## Dataset section
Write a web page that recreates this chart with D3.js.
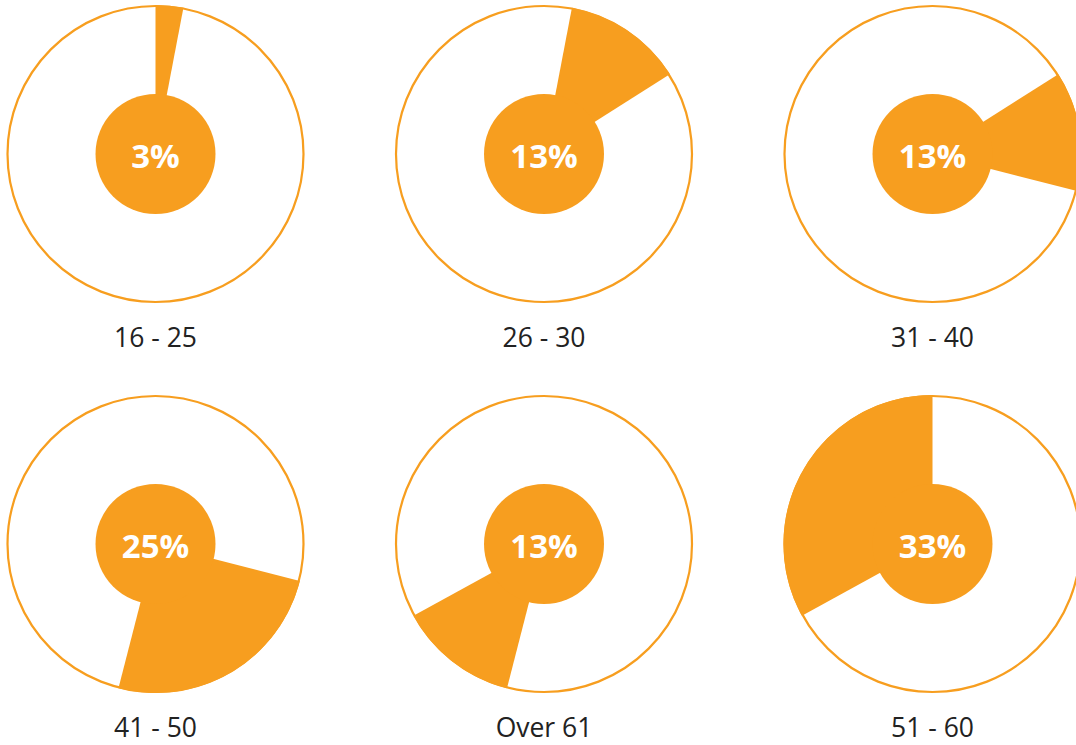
<!DOCTYPE html>
<html>
<head>
<meta charset="utf-8">
<script src="https://cdn.jsdelivr.net/npm/d3@7"></script>
<style>
  body { margin: 0; background: #fff; }
</style>
</head>
<body>
<script>
// age groups and their share, in the order the wedges run round the dial
let groups = ["16 - 25", "26 - 30", "31 - 40", "41 - 50", "Over 61", "51 - 60"];
let shares = [3, 13, 13, 25, 13, 33];

let width = 1076;
let height = 745;
let orange = "#F79E1F";

let svg = d3.select("body").append("svg")
	.attr("width", width)
	.attr("height", height);

// each wedge starts where the one before ended, so one pie over all of them
let pie = d3.pie().sort(null).value(d => d);
let slices = pie(shares);

let outerR = 148;
let innerR = 60;

let arc = d3.arc()
	.innerRadius(0)
	.outerRadius(outerR + 1);

// grid of 3 columns x 2 rows
let colX = d3.scalePoint().domain([0, 1, 2]).range([155.5, 932.5]);
let rowY = d3.scalePoint().domain([0, 1]).range([154, 544]);

let cells = svg.selectAll("g.cell")
	.data(slices)
	.join("g")
	.attr("class", "cell")
	.attr("transform", (d, i) => `translate(${colX(i % 3)}, ${rowY(Math.floor(i / 3))})`);

cells.append("circle") //outer ring
	.attr("r", outerR)
	.attr("fill", "#fff")
	.attr("stroke", orange)
	.attr("stroke-width", 2.2);

cells.append("path") //the share wedge
	.attr("d", arc)
	.attr("fill", orange);

cells.append("circle") //centre disc
	.attr("r", innerR)
	.attr("fill", orange);

cells.append("text") //percentage
	.attr("text-anchor", "middle")
	.attr("y", 14)
	.attr("font-family", "'Open Sans', sans-serif")
	.attr("font-weight", "bold")
	.attr("font-size", 33)
	.attr("fill", "#fff")
	.text(d => d.data + "%");

cells.append("text") //age group label
	.attr("text-anchor", "middle")
	.attr("y", 193)
	.attr("font-family", "'Open Sans', sans-serif")
	.attr("font-size", 26.5)
	.attr("fill", "#222")
	.text((d, i) => groups[i]);
</script>
</body>
</html>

## Brief
From start to finish, output the listing exactly, but omit its pictures.

## Completed exercise
Write a web page that recreates this chart with D3.js.
<!DOCTYPE html>
<html>
<head>
<meta charset="utf-8">
<script src="https://cdn.jsdelivr.net/npm/d3@7"></script>
<style>
  body { margin: 0; background: #fff; }
</style>
</head>
<body>
<script>
// age groups and their share, in the order the wedges run round the dial
let groups = ["16 - 25", "26 - 30", "31 - 40", "41 - 50", "Over 61", "51 - 60"];
let shares = [3, 13, 13, 25, 13, 33];

let width = 1076;
let height = 745;
let orange = "#F79E1F";

let svg = d3.select("body").append("svg")
	.attr("width", width)
	.attr("height", height);

// each wedge starts where the one before ended, so one pie over all of them
let pie = d3.pie().sort(null).value(d => d);
let slices = pie(shares);

let outerR = 148;
let innerR = 60;

let arc = d3.arc()
	.innerRadius(0)
	.outerRadius(outerR + 1);

// grid of 3 columns x 2 rows
let colX = d3.scalePoint().domain([0, 1, 2]).range([155.5, 932.5]);
let rowY = d3.scalePoint().domain([0, 1]).range([154, 544]);

let cells = svg.selectAll("g.cell")
	.data(slices)
	.join("g")
	.attr("class", "cell")
	.attr("transform", (d, i) => `translate(${colX(i % 3)}, ${rowY(Math.floor(i / 3))})`);

cells.append("circle") //outer ring
	.attr("r", outerR)
	.attr("fill", "#fff")
	.attr("stroke", orange)
	.attr("stroke-width", 2.2);

cells.append("path") //the share wedge
	.attr("d", arc)
	.attr("fill", orange);

cells.append("circle") //centre disc
	.attr("r", innerR)
	.attr("fill", orange);

cells.append("text") //percentage
	.attr("text-anchor", "middle")
	.attr("y", 14)
	.attr("font-family", "'Open Sans', sans-serif")
	.attr("font-weight", "bold")
	.attr("font-size", 33)
	.attr("fill", "#fff")
	.text(d => d.data + "%");

cells.append("text") //age group label
	.attr("text-anchor", "middle")
	.attr("y", 193)
	.attr("font-family", "'Open Sans', sans-serif")
	.attr("font-size", 26.5)
	.attr("fill", "#222")
	.text((d, i) => groups[i]);
</script>
</body>
</html>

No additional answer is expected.